> _Stored data_
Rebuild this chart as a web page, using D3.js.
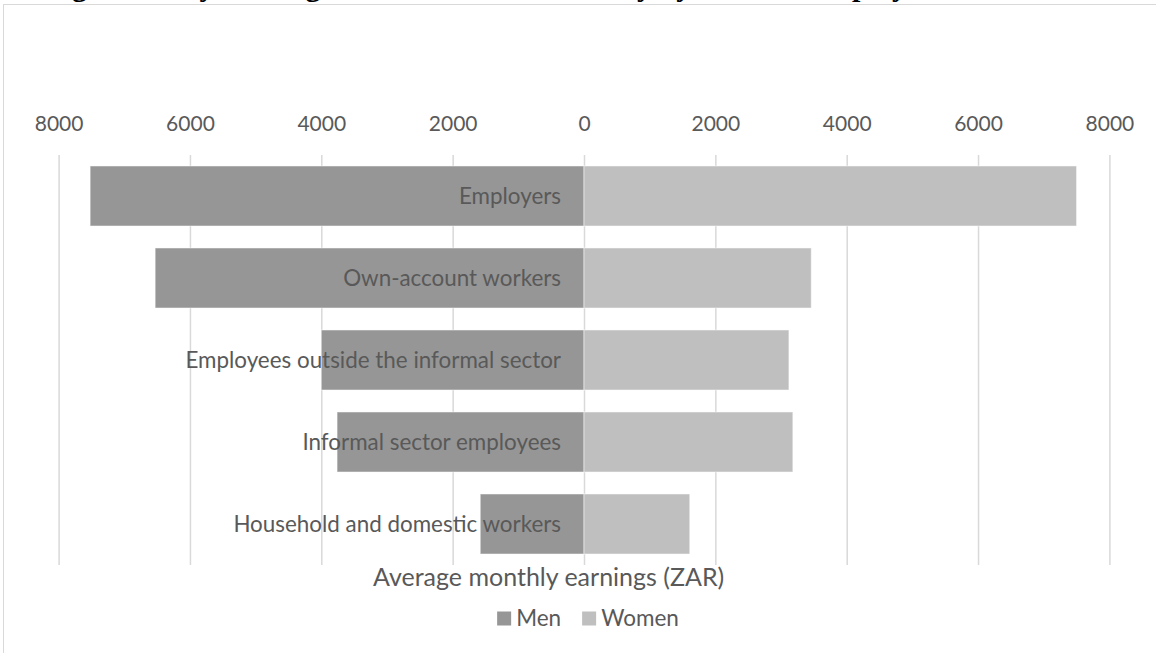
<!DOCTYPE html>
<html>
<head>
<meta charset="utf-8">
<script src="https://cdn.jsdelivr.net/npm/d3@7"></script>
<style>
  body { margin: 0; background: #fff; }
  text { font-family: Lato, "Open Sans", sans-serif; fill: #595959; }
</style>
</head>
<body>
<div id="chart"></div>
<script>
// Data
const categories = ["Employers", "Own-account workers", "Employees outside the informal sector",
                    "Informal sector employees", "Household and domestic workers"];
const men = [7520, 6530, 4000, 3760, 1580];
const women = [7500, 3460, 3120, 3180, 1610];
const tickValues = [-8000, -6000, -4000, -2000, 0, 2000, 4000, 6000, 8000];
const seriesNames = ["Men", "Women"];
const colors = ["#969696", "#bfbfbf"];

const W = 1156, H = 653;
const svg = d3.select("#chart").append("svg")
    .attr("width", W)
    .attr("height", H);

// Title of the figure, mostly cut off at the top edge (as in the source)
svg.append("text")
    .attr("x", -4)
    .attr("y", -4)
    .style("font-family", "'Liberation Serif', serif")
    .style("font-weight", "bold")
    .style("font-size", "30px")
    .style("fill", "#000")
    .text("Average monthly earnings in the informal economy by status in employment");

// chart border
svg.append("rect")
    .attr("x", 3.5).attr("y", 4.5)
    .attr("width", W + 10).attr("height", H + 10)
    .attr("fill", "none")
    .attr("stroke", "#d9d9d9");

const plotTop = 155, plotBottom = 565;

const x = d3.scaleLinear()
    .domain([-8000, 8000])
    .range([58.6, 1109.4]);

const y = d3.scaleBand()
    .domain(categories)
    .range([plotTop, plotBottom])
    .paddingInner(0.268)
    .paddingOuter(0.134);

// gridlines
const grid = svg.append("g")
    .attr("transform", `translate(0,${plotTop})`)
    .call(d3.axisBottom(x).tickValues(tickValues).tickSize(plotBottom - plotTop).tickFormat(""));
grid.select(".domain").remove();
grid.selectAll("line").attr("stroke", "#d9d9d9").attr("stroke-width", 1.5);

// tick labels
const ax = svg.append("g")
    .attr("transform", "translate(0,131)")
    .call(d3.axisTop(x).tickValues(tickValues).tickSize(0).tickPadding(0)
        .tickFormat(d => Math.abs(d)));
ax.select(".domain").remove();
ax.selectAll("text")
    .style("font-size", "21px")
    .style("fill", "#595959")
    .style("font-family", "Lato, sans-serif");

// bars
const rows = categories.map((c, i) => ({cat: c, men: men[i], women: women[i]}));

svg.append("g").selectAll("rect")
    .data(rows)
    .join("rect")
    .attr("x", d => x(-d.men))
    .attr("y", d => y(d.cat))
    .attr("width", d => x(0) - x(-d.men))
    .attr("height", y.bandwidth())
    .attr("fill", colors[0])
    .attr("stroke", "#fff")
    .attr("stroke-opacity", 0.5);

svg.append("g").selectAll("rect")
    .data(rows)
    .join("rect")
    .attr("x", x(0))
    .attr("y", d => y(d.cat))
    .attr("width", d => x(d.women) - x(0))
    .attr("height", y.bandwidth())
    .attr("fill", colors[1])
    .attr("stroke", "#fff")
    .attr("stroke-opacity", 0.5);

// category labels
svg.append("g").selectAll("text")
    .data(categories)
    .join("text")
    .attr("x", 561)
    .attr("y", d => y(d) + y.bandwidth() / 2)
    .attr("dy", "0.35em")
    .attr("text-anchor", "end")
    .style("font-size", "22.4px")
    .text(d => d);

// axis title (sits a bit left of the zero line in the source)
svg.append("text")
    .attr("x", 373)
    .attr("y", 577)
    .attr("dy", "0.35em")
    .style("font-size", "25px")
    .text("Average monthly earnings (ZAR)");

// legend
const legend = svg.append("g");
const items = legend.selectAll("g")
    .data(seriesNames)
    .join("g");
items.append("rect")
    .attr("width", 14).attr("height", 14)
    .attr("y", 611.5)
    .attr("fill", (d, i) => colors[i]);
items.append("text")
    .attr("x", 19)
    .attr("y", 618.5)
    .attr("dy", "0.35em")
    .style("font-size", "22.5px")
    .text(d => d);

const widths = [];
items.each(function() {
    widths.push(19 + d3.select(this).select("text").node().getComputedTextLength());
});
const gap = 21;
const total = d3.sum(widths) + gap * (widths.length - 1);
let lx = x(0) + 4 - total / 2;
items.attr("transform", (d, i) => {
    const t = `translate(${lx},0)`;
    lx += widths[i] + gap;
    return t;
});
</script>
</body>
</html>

> _The problem_
Transcribe the listing in full. Omit the pictures and keep every line exact.

> _Answer to this exercise_
Rebuild this chart as a web page, using D3.js.
<!DOCTYPE html>
<html>
<head>
<meta charset="utf-8">
<script src="https://cdn.jsdelivr.net/npm/d3@7"></script>
<style>
  body { margin: 0; background: #fff; }
  text { font-family: Lato, "Open Sans", sans-serif; fill: #595959; }
</style>
</head>
<body>
<div id="chart"></div>
<script>
// Data
const categories = ["Employers", "Own-account workers", "Employees outside the informal sector",
                    "Informal sector employees", "Household and domestic workers"];
const men = [7520, 6530, 4000, 3760, 1580];
const women = [7500, 3460, 3120, 3180, 1610];
const tickValues = [-8000, -6000, -4000, -2000, 0, 2000, 4000, 6000, 8000];
const seriesNames = ["Men", "Women"];
const colors = ["#969696", "#bfbfbf"];

const W = 1156, H = 653;
const svg = d3.select("#chart").append("svg")
    .attr("width", W)
    .attr("height", H);

// Title of the figure, mostly cut off at the top edge (as in the source)
svg.append("text")
    .attr("x", -4)
    .attr("y", -4)
    .style("font-family", "'Liberation Serif', serif")
    .style("font-weight", "bold")
    .style("font-size", "30px")
    .style("fill", "#000")
    .text("Average monthly earnings in the informal economy by status in employment");

// chart border
svg.append("rect")
    .attr("x", 3.5).attr("y", 4.5)
    .attr("width", W + 10).attr("height", H + 10)
    .attr("fill", "none")
    .attr("stroke", "#d9d9d9");

const plotTop = 155, plotBottom = 565;

const x = d3.scaleLinear()
    .domain([-8000, 8000])
    .range([58.6, 1109.4]);

const y = d3.scaleBand()
    .domain(categories)
    .range([plotTop, plotBottom])
    .paddingInner(0.268)
    .paddingOuter(0.134);

// gridlines
const grid = svg.append("g")
    .attr("transform", `translate(0,${plotTop})`)
    .call(d3.axisBottom(x).tickValues(tickValues).tickSize(plotBottom - plotTop).tickFormat(""));
grid.select(".domain").remove();
grid.selectAll("line").attr("stroke", "#d9d9d9").attr("stroke-width", 1.5);

// tick labels
const ax = svg.append("g")
    .attr("transform", "translate(0,131)")
    .call(d3.axisTop(x).tickValues(tickValues).tickSize(0).tickPadding(0)
        .tickFormat(d => Math.abs(d)));
ax.select(".domain").remove();
ax.selectAll("text")
    .style("font-size", "21px")
    .style("fill", "#595959")
    .style("font-family", "Lato, sans-serif");

// bars
const rows = categories.map((c, i) => ({cat: c, men: men[i], women: women[i]}));

svg.append("g").selectAll("rect")
    .data(rows)
    .join("rect")
    .attr("x", d => x(-d.men))
    .attr("y", d => y(d.cat))
    .attr("width", d => x(0) - x(-d.men))
    .attr("height", y.bandwidth())
    .attr("fill", colors[0])
    .attr("stroke", "#fff")
    .attr("stroke-opacity", 0.5);

svg.append("g").selectAll("rect")
    .data(rows)
    .join("rect")
    .attr("x", x(0))
    .attr("y", d => y(d.cat))
    .attr("width", d => x(d.women) - x(0))
    .attr("height", y.bandwidth())
    .attr("fill", colors[1])
    .attr("stroke", "#fff")
    .attr("stroke-opacity", 0.5);

// category labels
svg.append("g").selectAll("text")
    .data(categories)
    .join("text")
    .attr("x", 561)
    .attr("y", d => y(d) + y.bandwidth() / 2)
    .attr("dy", "0.35em")
    .attr("text-anchor", "end")
    .style("font-size", "22.4px")
    .text(d => d);

// axis title (sits a bit left of the zero line in the source)
svg.append("text")
    .attr("x", 373)
    .attr("y", 577)
    .attr("dy", "0.35em")
    .style("font-size", "25px")
    .text("Average monthly earnings (ZAR)");

// legend
const legend = svg.append("g");
const items = legend.selectAll("g")
    .data(seriesNames)
    .join("g");
items.append("rect")
    .attr("width", 14).attr("height", 14)
    .attr("y", 611.5)
    .attr("fill", (d, i) => colors[i]);
items.append("text")
    .attr("x", 19)
    .attr("y", 618.5)
    .attr("dy", "0.35em")
    .style("font-size", "22.5px")
    .text(d => d);

const widths = [];
items.each(function() {
    widths.push(19 + d3.select(this).select("text").node().getComputedTextLength());
});
const gap = 21;
const total = d3.sum(widths) + gap * (widths.length - 1);
let lx = x(0) + 4 - total / 2;
items.attr("transform", (d, i) => {
    const t = `translate(${lx},0)`;
    lx += widths[i] + gap;
    return t;
});
</script>
</body>
</html>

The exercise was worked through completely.